Mitigating uncertainties in adaptive radiation therapy by robust optimization

The fractionated delivery of radiation therapy leads to discrepancies between the planning image and the patient geometry throughout the treatment course. Adaptive radiation therapy (ART) addresses this issue by modifying the plan based on additional image information acquired closer to the time of delivery. However, technologies used in ART introduce new uncertainties in the treatment modeling. This thesis deals with the mitigation of uncertainties that are introduced in the context of ART workflows.

Two papers address mitigating uncertainty related to localizing the tumor and the relevant organs-at-risk (OARs).

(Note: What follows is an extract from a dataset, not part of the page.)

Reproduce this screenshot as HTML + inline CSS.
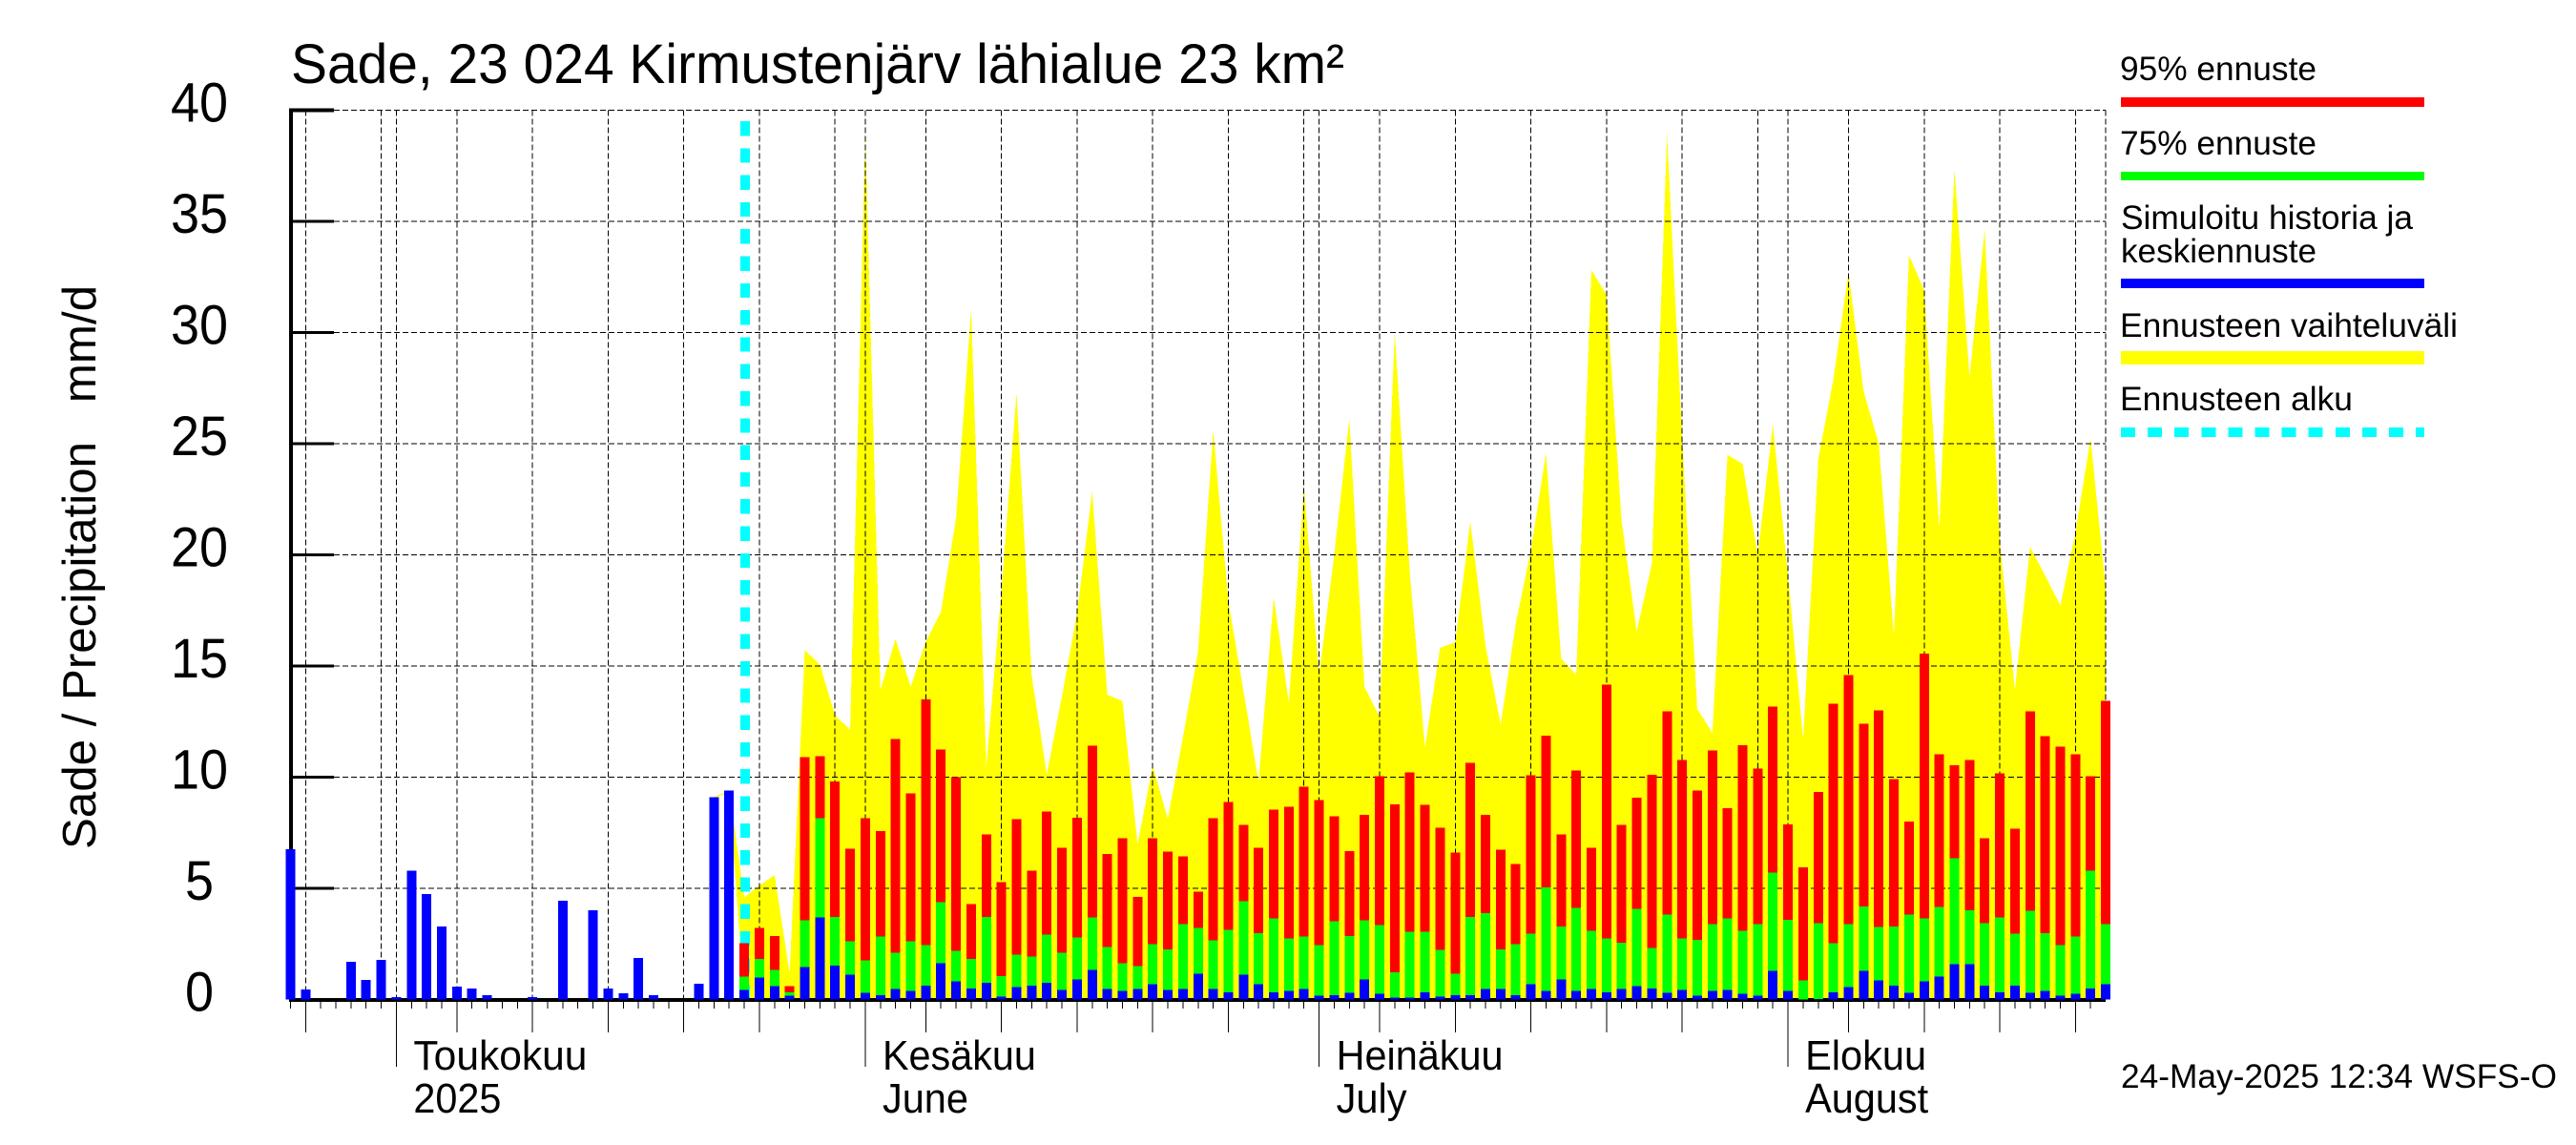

In Papers A and B, we compare various formulations of the objective function for simple phantom cases and real retrospective cases of head-and-neck cancer. Notably, formulations based on the expected value of a conventional objective function improve OAR-sparing at the cost of increasing the total dose, compared to formulations based on treatment margins with similar target coverage.

Three papers then address motion-related uncertainty, which is particularly relevant in particle treatments. In Paper C, we investigate a robust optimization method that explicitly considers the radiation delivery’s time structure. The resultsindicate that it outperforms a conventional method that does not consider the time structure. In Paper D, we simulate the use of a real-time adaptive framework that re-optimizes the plan during delivery, based on the observed and anticipated patient motion. It is shown to have substantial dosimetric benefits, even under simplifying approximations that would facilitate an actual real-time implementation. In Paper E, we estimate the error associated with performing dose calculations that consider motion when the temporal resolution of the time-varying patient image is low. We apply a method to synthesize intermediate images and propose a temporal resolution required to mitigate the error.

Finally, in Paper F, we address some of the computational issues introduced by the robust optimization methods from the other papers. We propose methods that reduce the number of scenarios considered during robust optimization to reduce the associated computation times.